Case is significant in #\⟨character⟩, and in #\⟨character name⟩, but not in #\x⟨hex scalar value⟩. If ⟨character⟩ in #\⟨character⟩ is alphabetic, then any character immediately following ⟨character⟩ cannot be one that can appear in an identifier. This rule resolves the ambiguous case where, for example, the sequence of characters ‘#\space’ could be taken to be either a representation of the space character or a representation of the character #\s followed by a representation of the symbol pace.

Characters written in the #\ notation are self-evaluating. That is, they do not have to be quoted in programs.

Some of the procedures that operate on characters ignore the difference between upper case and lower case. The procedures that ignore case have ‘-ci’ (for “case insensitive”) embedded in their names.

procedure: char? obj ¶: Returns #t if obj is a character, otherwise returns #f.

procedure: char=? char₁ char₂ char₃… ¶

procedure: char<? char₁ char₂ char₃… ¶

procedure: char>? char₁ char₂ char₃… ¶

procedure: char<=? char₁ char₂ char₃… ¶

procedure: char>=? char₁ char₂ char₃… ¶

These procedures return #t if the results of passing their arguments to char->integer are respectively equal, monotonically increasing, monotonically decreasing, monotonically non-decreasing, or monotonically non-increasing.

These predicates are required to be transitive.

char library procedure: char-ci=? char₁ char₂ char₃… ¶

char library procedure: char-ci<? char₁ char₂ char₃… ¶

char library procedure: char-ci>? char₁ char₂ char₃… ¶

char library procedure: char-ci<=? char₁ char₂ char₃… ¶

char library procedure: char-ci>=? char₁ char₂ char₃… ¶

These procedures are similar to char=? et cetera, but they treat upper case and lower case letters as the same. For example, (char-ci=? #\A #\a) returns #t.

Specifically, these procedures behave as if char-foldcase were applied to their arguments before they were compared.

char library procedure: char-alphabetic? char ¶

char library procedure: char-numeric? char ¶

char library procedure: char-whitespace? char ¶

char library procedure: char-upper-case? letter ¶

char library procedure: char-lower-case? letter ¶

These procedures return #t if their arguments are alphabetic, numeric, whitespace, upper case, or lower case characters, respectively, otherwise they return #f.

Specifically, they must return #t when applied to characters with the Unicode properties Alphabetic, Numeric_Type=Decimal, White_Space, Uppercase, and Lowercase respectively, and #f when applied to any other Unicode characters. Note that many Unicode characters are alphabetic but neither upper nor lower case.

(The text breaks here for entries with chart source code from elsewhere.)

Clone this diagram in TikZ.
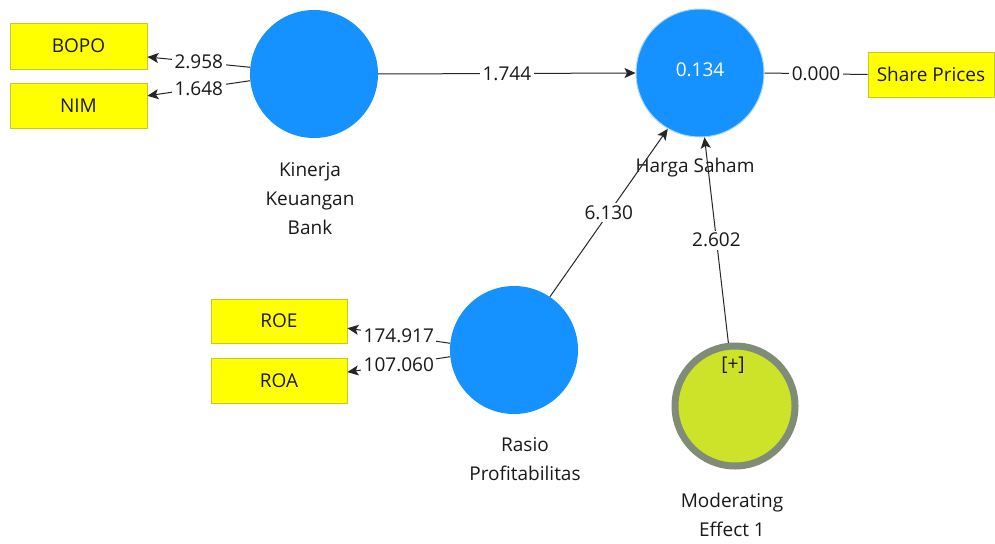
\documentclass[tikz,border=0pt]{standalone}
\usepackage{fontspec}
\setmainfont{Open Sans}
\usetikzlibrary{arrows.meta}
\definecolor{lvblue}{RGB}{21,146,255}
\definecolor{boxyel}{RGB}{255,255,0}
\definecolor{boxedge}{RGB}{200,200,40}
\definecolor{modfill}{RGB}{205,227,42}
\definecolor{modedge}{RGB}{128,140,120}
\definecolor{txt}{RGB}{25,25,25}
\begin{document}
\begin{tikzpicture}[x=1pt,y=-1pt,
  font=\fontsize{19}{29}\selectfont,
  lv/.style={circle,fill=lvblue,minimum size=128pt,inner sep=0pt},
  modlv/.style={circle,fill=modfill,draw=modedge,line width=7pt,minimum size=120pt,inner sep=0pt},
  ind/.style={rectangle,fill=boxyel,draw=boxedge,line width=0.8pt,inner sep=0pt,text=txt},
  lbl/.style={text=txt,align=center,inner sep=0pt},
  elab/.style={fill=white,inner sep=2.5pt,text=txt},
  conn/.style={draw=black!85,line width=1pt},
  arr/.style={conn,-{Stealth[length=11pt,width=10pt,inset=2.5pt]}}
]
\useasboundingbox (0,0) rectangle (995,543);
% latent variables
\node[lv] (kin) at (314,74) {};
\node[lv,draw=white!65!lvblue,line width=1pt] (hs) at (700,73) {};
\node[text=white,inner sep=0pt] (hsval) at (700,70) {0.134};
\node[lv] (rp) at (514,350) {};
\node[modlv] (me) at (735,406) {};
\node[text=txt,inner sep=0pt] (plus) at (733,365) {[+]};
% labels
\node[lbl] (kinl) at (310,199) {Kinerja\\Keuangan\\Bank};
\node[lbl] (hsl) at (695,168) {Harga Saham};
\node[lbl] (rpl) at (525,459.5) {Rasio\\Profitabilitas};
\node[lbl] (mel) at (732,514.5) {Moderating\\Effect 1};
% indicators
\node[ind,minimum width=137pt,minimum height=46pt] (bopo) at (78.5,46) {BOPO};
\node[ind,minimum width=137pt,minimum height=45pt] (nim) at (78.5,105.5) {NIM};
\node[ind,minimum width=136pt,minimum height=44pt] (roe) at (279,321) {ROE};
\node[ind,minimum width=136pt,minimum height=45pt] (roa) at (279,380.5) {ROA};
\node[ind,minimum width=126pt,minimum height=45pt] (sp) at (931,74.5) {Share Prices};
% connectors
\draw[arr] (kin.174.6) -- node[elab] {2.958} (bopo.-9);
\draw[arr] (kin.186.2) -- node[elab] {1.648} (nim.8);
\draw[arr] (rp.174.6) -- node[elab] {174.917} (roe.-6);
\draw[arr] (rp.186.2) -- node[elab] {107.060} (roa.7.8);
\draw[arr] (kin.east) -- node[elab] {1.744} (hs.west);
\draw[conn] (hs.east) -- node[elab] {0.000} (sp.west);
\draw[arr] (rp.56.6) -- node[elab] {6.130} (hs.240);
\draw[arr] (me.96) -- node[elab] {2.602} (hs.274);
\end{tikzpicture}
\end{document}
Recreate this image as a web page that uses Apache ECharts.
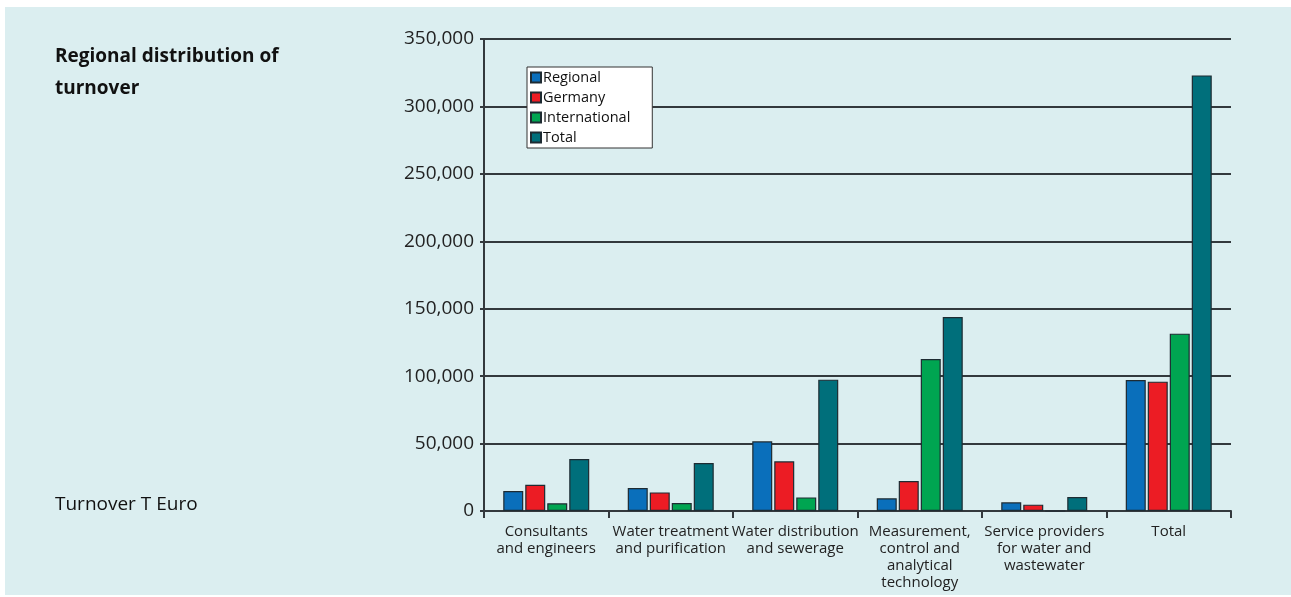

char library procedure: digit-value char ¶

This procedure returns the numeric value (0 to 9) of its argument if it is a numeric digit (that is, if char-numeric? returns #t), or #f on any other character.

(digit-value #\3)     ⇒ 3
(digit-value #\x0664) ⇒ 4
(digit-value #\x0AE6) ⇒ 0
(digit-value #\x0EA6) ⇒ #f

procedure: char->integer char ¶

procedure: integer->char n ¶

Given a Unicode character, char->integer returns an exact integer between 0 and #xD7FF or between #xE000 and #x10FFFF which is equal to the Unicode scalar value of that character. Given a non-Unicode character, it returns an exact integer greater than #x10FFFF. This is true independent of whether the implementation uses the Unicode representation internally.

Given an exact integer that is the value returned by a character when char->integer is applied to it, integer->char returns that character.

char library procedure: char-upcase char ¶

char library procedure: char-downcase char ¶

char library procedure: char-foldcase char ¶

The char-upcase procedure, given an argument that is the lowercase part of a Unicode casing pair, returns the uppercase member of the pair, provided that both characters are supported by the Scheme implementation. Note that language-sensitive casing pairs are not used. If the argument is not the lowercase member of such a pair, it is returned.

The char-downcase procedure, given an argument that is the uppercase part of a Unicode casing pair, returns the lowercase member of the pair, provided that both characters are supported by the Scheme implementation. Note that language-sensitive casing pairs are not used. If the argument is not the uppercase member of such a pair, it is returned.

The char-foldcase procedure applies the Unicode simple case-folding algorithm to its argument and returns the result. Note that language-sensitive folding is not used. If the character that results from folding is not supported by the implementation, the argument is returned. See UAX #29 [uax29] (part of the Unicode Standard) for details.

Note that many Unicode lowercase characters do not have uppercase equivalents.